Freddy, the feline mayor of Sharon, lives at the Village Hall, where he greets people who come in to pay their water or property tax bills. But like any good mayor, he frequently travels around the town to greet his constituents. He makes his rounds to the town’s Post Office, the back doors of restaurants, and at least one tavern.

“This is his town,” said Sharon Postmaster Scott Vinke. “Everyone looks out for him. If he’s crossing the street, everybody stops and gives him the right of way. He’s the mayor.”

Just about every day, Vinke sees the mayor walk past the post office and then hop up to the loading dock area. He admits that sometimes he brings Freddy some cat food from home and gives him a treat or is it a bribe?

“I’ve seen him twice today already,” Vinke said on a recent afternoon. “He was here this morning when I came to work and during the lunch hour I saw him stroll by.”

There was no election to appoint Freddy to his esteemed position. Instead, he found a willing subject to pay him his proper obeisance. One summer a few years ago, Kunkel noticed him hanging around the back door of the Village Hall. She began giving him treats, and Freddy gradually trained Kunkel by making sure he was there nearly every morning when she arrived for work.

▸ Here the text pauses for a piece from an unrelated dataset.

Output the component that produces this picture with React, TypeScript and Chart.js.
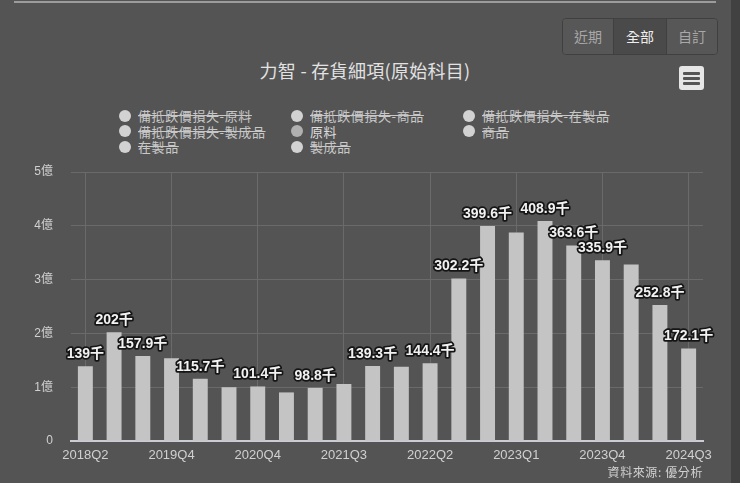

By that winter, Freddy had become an overnight guest at the Village Hall.

Over the years, residents who did business at the Village Hall noticed the additional office worker. They brought him toys, food, a litter box, and even a comfortable bed. Some donated money for his food, litter and veterinarian bills.

Freddy was quickly dubbed the mayor.

“I think it’s great, but then I’m a cat lover,” said Harriet Theige, as she stopped to pay property taxes.




Last April, Village Hall staff let the mayor out for his daily rounds, and he didn’t come back.

Kelly Hadley, a local business owner, said quite a few people — including herself — missed the four-legged mayor.

“You could feel the whole community’s morale was down,” said Hadley.

But then a Sharon resident noticed a familiar-looking cat in a picture on the website of a local animal shelter. The feline fit the mayor’s description: large cat — or, in all honesty, a bit on the fat side — with white belly and legs, and an orange top coat and tail. The resident quickly contacted Kunkel and clerk/treasurer Dawn Redenius.

“So we had to bail him out of kitty jail,” Kunkel said.

When they picked Freddy up from the shelter, where he had been living for a few months and gaining weight, village employees notified their friends on Facebook.

“Within hours everyone knew that Freddy was home. We had a couple people come in that afternoon and make sure it was Freddy,” said Kunkel.

But his prison experience hasn’t kept Freddy from making his daily rounds.

Every weekday when Kunkel comes to work shortly before 8 a.m., Freddy meets her at the door and follows her as she opens the Village office and refills his dry food bowl. When Redenius comes in, she usually gives him a can of soft cat food. The two town employees take turns on litter box duty.

Even though Freddy has the Village Hall to himself on weekends and evenings, he’s only been in trouble once. Someone accidentally left some catnip on a desk, and Freddy used the occasion to party like a rock star. When Kunkel and Redenius came in the following day, they found papers strewn about and catnip scattered everywhere. But for the most part, Freddy is quite willing to leave the paperwork to his human minions.

Although the mayor has a wandering eye and seeks out affection and attention with what some may think is reckless abandon, apparently Freddy has an acute sense of time.

“It’s really funny. We’ll let him out in the afternoon and we’ll say ‘Freddy, you need to be back by 4:15 when we’re closing,"” said Redenius. “And he usually is. If he isn’t, he’s usually somewhere else and we have to start calling and knocking on doors.”

Police Chief Wolfgang Nitsche pointed out that Freddy only gets paid in kibble. Nonetheless, the Mayor of Sharon seems quite satisfied with his situation and, judging from appearances, plans to stay in his position for the rest of his life.